Para McConnell, os russos resolveram "flexionar os músculos militares" diante da perda de posição americana na região. O senador é um defensor de duras sanções contra Putin.

Biden, no entanto, tem fortalecido o posicionamento militar americano na Europa do Leste, com envio de mais soldados dos EUA para bases da Otan (Organização do Tratado do Atlântico Norte) na Polônia e na Romênia.

Nesta terça, também foi anunciado o envio de mais tropas americanas para Estônia, Lituânia e Letônia.

"Queremos enviar uma mensagem inequívoca de que os Estados Unidos, juntamente com nossos aliados, defenderão cada centímetro do território da Otan e cumprirão os compromissos que assumimos com os aliados da Otan", disse Biden.
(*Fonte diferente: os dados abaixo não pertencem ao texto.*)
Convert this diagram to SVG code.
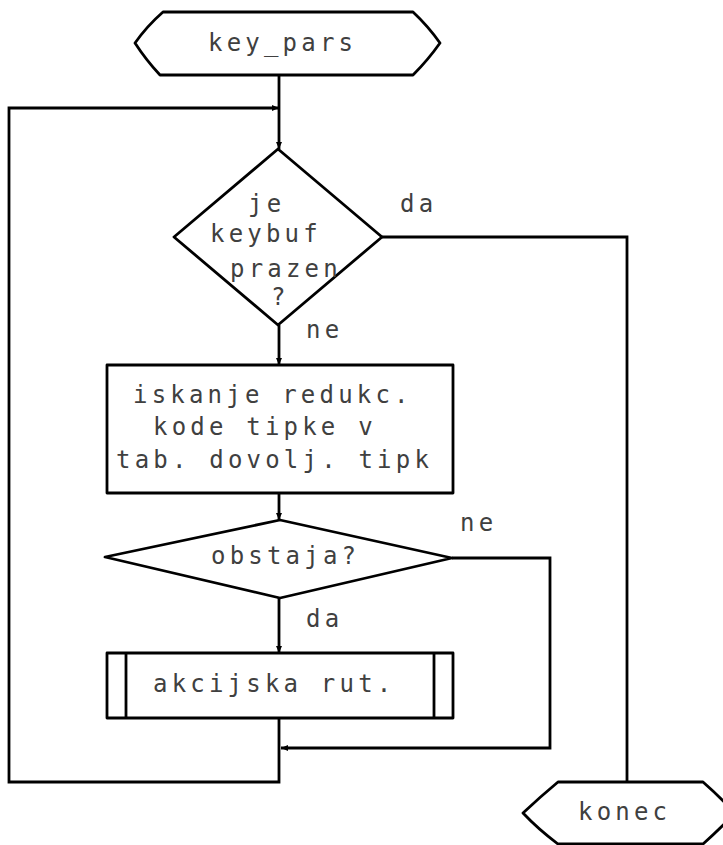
<svg xmlns="http://www.w3.org/2000/svg" width="723" height="845" viewBox="0 0 723 845">
<defs>
<style>
.shape{fill:#fff;stroke:#000;stroke-width:2.8;stroke-linejoin:round}
.line{fill:none;stroke:#000;stroke-width:2.8}
.t{font-family:"DejaVu Sans Mono","Liberation Mono",monospace;font-size:24px;letter-spacing:4.2px;fill:#404040}
</style>
<marker id="arr" markerWidth="8" markerHeight="8" refX="7" refY="4" orient="auto" markerUnits="userSpaceOnUse">
<path d="M0,1 L7,4 L0,7 Z" fill="#000"/>
</marker>
</defs>
<rect width="723" height="845" fill="#fff"/>
<g id="connectors">
<path class="line" d="M279,75 V149" marker-end="url(#arr)"/>
<path class="line" d="M279,718 V782 H9 V108 H279" marker-end="url(#arr)"/>
<path class="line" d="M382,237 H627 V782"/>
<path class="line" d="M279,325 V365" marker-end="url(#arr)"/>
<path class="line" d="M279,493 V520" marker-end="url(#arr)"/>
<path class="line" d="M279,598 V653" marker-end="url(#arr)"/>
<path class="line" d="M452,558 H550 V748 H281" marker-end="url(#arr)"/>
<text class="t" x="400" y="212">da</text>
<text class="t" x="306" y="338">ne</text>
<text class="t" x="460" y="531">ne</text>
<text class="t" x="306" y="627">da</text>
</g>
<g id="start">
<path class="shape" d="M163,12 H413 Q428,26 440,43 Q428,60 413,75 H160 Q146,60 135,43 Q147,26 163,12 Z"/>
<text class="t" x="208" y="51">key_pars</text>
</g>
<g id="check_empty">
<path class="shape" d="M278,149 L382,237 L278,325 L174,237 Z"/>
<text class="t" x="248" y="212">je</text>
<text class="t" x="210" y="242">keybuf</text>
<text class="t" x="230" y="277">prazen</text>
<text class="t" x="271" y="305">?</text>
</g>
<g id="search">
<rect class="shape" x="107" y="365" width="346" height="128"/>
<text class="t" x="133" y="403">iskanje redukc.</text>
<text class="t" x="153" y="435">kode tipke v</text>
<text class="t" x="116" y="468">tab. dovolj. tipk</text>
</g>
<g id="exists">
<path class="shape" d="M280,520 L452,558 L280,598 L105,557 Z"/>
<text class="t" x="211" y="564">obstaja?</text>
</g>
<g id="action">
<rect class="shape" x="107" y="653" width="346" height="65"/>
<line class="line" x1="126" y1="653" x2="126" y2="718"/>
<line class="line" x1="434" y1="653" x2="434" y2="718"/>
<text class="t" x="153" y="692">akcijska rut.</text>
</g>
<g id="end">
<path class="shape" d="M558,782 H703 Q720,797 735,813 Q720,829 703,844 H558 Q538,829 523,813 Q540,797 558,782 Z"/>
<text class="t" x="578" y="820">konec</text>
</g>
</svg>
A Ucrânia não é parte da Otan, e por isso mesmo não poderia ser militarmente defendida pela aliança militar, mas Biden promete reagir militarmente se algum dos países da Otan na área for atacado pelos russos.

Parte das exigências de Putin para evitar a escalada militar na região era exatamente que EUA e seus aliados garantissem que a Ucrânia jamais seria admitida como membro da Otan - o que eles recusaram fazer, embora não exista hoje previsão de que isso se concretize.

Putin enxerga na expansão da Otan no leste europeu, acelerada nos últimos anos, uma ameaça direta à segurança do território russo e afirma que a Rússia tem sido repetidamente maltratada na arena internacional desde o fim da União Soviética, em 1991.

Especialistas em segurança europeus e americanos, no entanto, têm expressado dúvidas sobre a eficácia de apenas sanções econômicas para interromper a espiral de ações militares de Putin.

Nesta terça, pouco antes do anúncio de Biden, o Kremlin determinou a retirada de todo o corpo diplomático russo na Ucrânia, citando preocupações com ataques motivados por "russofobia". O movimento, no entanto, poderia indicar a disposição dos russos de prosseguir com o ataque.